Interactive Innovation

In a previous post, I had written about the notion of having to measure innovation. Innovation is typically viewed as being a highly fluid, creative and dynamic process, yet when done within a corporate R&D department, there is a need to place some quantitative metrics so as to be able to forecast whether an innovation that materializes has a chance of commercial success.

Yet upon reading the June edition of PM Network, which is monthly magazine published by the PMI geared toward the field of project management, the main feature article was on the 5 most important business trends anyone in the field of PM, or any business for that matter, needs to be aware of. The one that caught my particular eye was the trend of "Interactive Innovation". The claim is that the traditional R&D centers of corporations will become passe, as the so-called "crowd-sourcing" (I would also place the trend of "smart-sourcing" here as well) and social networking platforms of the new Web 2.0 ideologies take root.

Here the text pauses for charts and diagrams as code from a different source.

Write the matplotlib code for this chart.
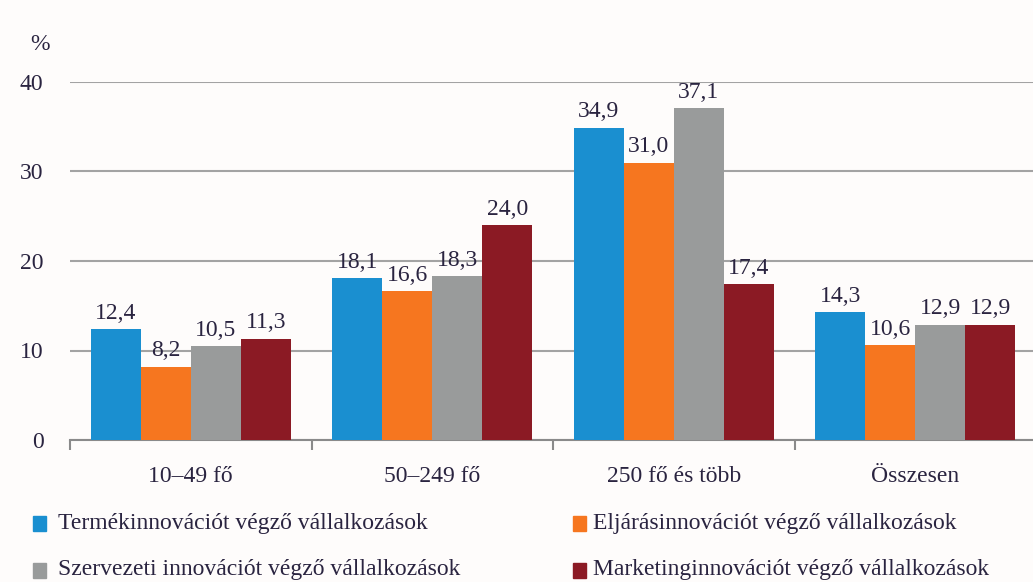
import matplotlib
matplotlib.use("Agg")
import matplotlib.pyplot as plt
import numpy as np
from matplotlib.patches import Rectangle

categories = ["10–49 fő", "50–249 fő", "250 fő és több", "Összesen"]
series_names = ["Termékinnovációt végző vállalkozások",
                "Eljárásinnovációt végző vállalkozások",
                "Szervezeti innovációt végző vállalkozások",
                "Marketinginnovációt végző vállalkozások"]
termek = [12.4, 18.1, 34.9, 14.3]
eljaras = [8.2, 16.6, 31.0, 10.6]
szervezeti = [10.5, 18.3, 37.1, 12.9]
marketing = [11.3, 24.0, 17.4, 12.9]
colors = ["#1a8fd0", "#f6761f", "#999b9b", "#8b1a24"]
yticks = [0, 10, 20, 30, 40]

plt.rcParams['font.family'] = ['Liberation Serif', 'DejaVu Serif']
text_color = "#2a2440"
fs = 17

fig = plt.figure(figsize=(10.33, 5.82), dpi=100)
fig.patch.set_facecolor("#fefcfb")
ax = fig.add_axes([70/1033, 142/582, 966/1033, 358/582])
ax.set_facecolor("#fefcfb")

data = [termek, eljaras, szervezeti, marketing]
x = np.arange(len(categories))
w = 0.207
for i, (vals, col) in enumerate(zip(data, colors)):
    pos = x + (i - 1.5) * w
    ax.bar(pos, vals, width=w, color=col, zorder=3)
    for p, v in zip(pos, vals):
        ax.text(p, v + 0.6, f"{v:.1f}".replace(".", ","), ha="center", va="bottom",
                fontsize=fs, color=text_color, zorder=4)

ax.set_xlim(-0.5, 3.5)
ax.set_ylim(0, 40)
ax.set_yticks(yticks)
ax.set_yticklabels([str(t) for t in yticks], fontsize=fs, color=text_color)
ax.tick_params(axis="y", length=0, pad=19)
ax.yaxis.grid(True, color="#a3a3a3", linewidth=1.5, zorder=0)
ax.set_xticks(x)
ax.set_xticklabels(categories, fontsize=fs, color=text_color)
ax.tick_params(axis="x", which="major", length=0, pad=19)
ax.set_xticks(np.arange(-0.5, 4.0, 1.0), minor=True)
ax.tick_params(axis="x", which="minor", length=7, width=1.5, color="#8a8a8a", direction="out")
for s in ["top", "right", "left"]:
    ax.spines[s].set_visible(False)
ax.spines["bottom"].set_color("#8a8a8a")
ax.spines["bottom"].set_linewidth(1.5)

fig.text(40/1033, 1 - 45/582, "%", fontsize=fs, color=text_color, ha="center", va="center")

# legend
leg_pos = [(33, 58, 523), (573, 593, 523), (33, 58, 570), (573, 593, 570)]
for (sx, tx, ly), name, col in zip(leg_pos, series_names, colors):
    fig.patches.append(Rectangle((sx/1033, 1 - (ly + 8)/582), 13/1033, 15/582,
                                 transform=fig.transFigure, color=col))
    fig.text(tx/1033, 1 - ly/582, name, fontsize=fs, color=text_color,
             ha="left", va="center")

fig.savefig("out.png", dpi=100, facecolor=fig.get_facecolor())
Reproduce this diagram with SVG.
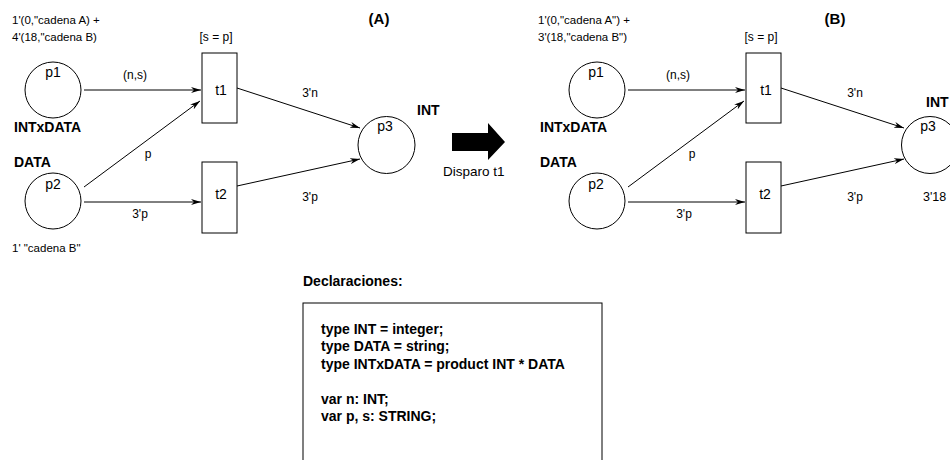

As the article elaborates:

Tapping into that customer collective delivers powerful information to companies about market perception of their products—and where the Next Big Thing might be. In a survey conducted in December 2007 by the Marketing Executives Networking Group, 62 percent of the respondents reported using crowdsourcing to help them shape the future of their products. And while the majority of those surveyed rated crowdsourcing and consumer collaboration as an effective or highly effective approach to new product and service development, only 11 percent rated internal research and development staff this way.

Not so long ago, crowdsourcing was considered on the fringe, but these days it’s officially mainstream. U.S. computer manufacturing giant Dell, for example, uses its IdeaStorm website to identify new concepts and gauge consumer response to them.

Though I do tire of some of the hype and hyperbolie of the way in which Web 2.0 will change everything again (remember the dot-com hype and crash of the late 90s?), this is a real trend that will impact how companies do product and market research and it is going straight from a command and control structure of the industrial and maufacturing era to completely decentralized, collaborative and fractured information and concept driven era that we are now immersed in.

Thus what we have now is the need to balance the need to measure, predict and manage innovation, yet allow for the collaborative, dynamic and fractured nature in which it is now in part and will probably entirely be done in the future. It will be like one big, open sourced, multi-player interactive game of innovation that will be played between customers and companies for the benefit of all.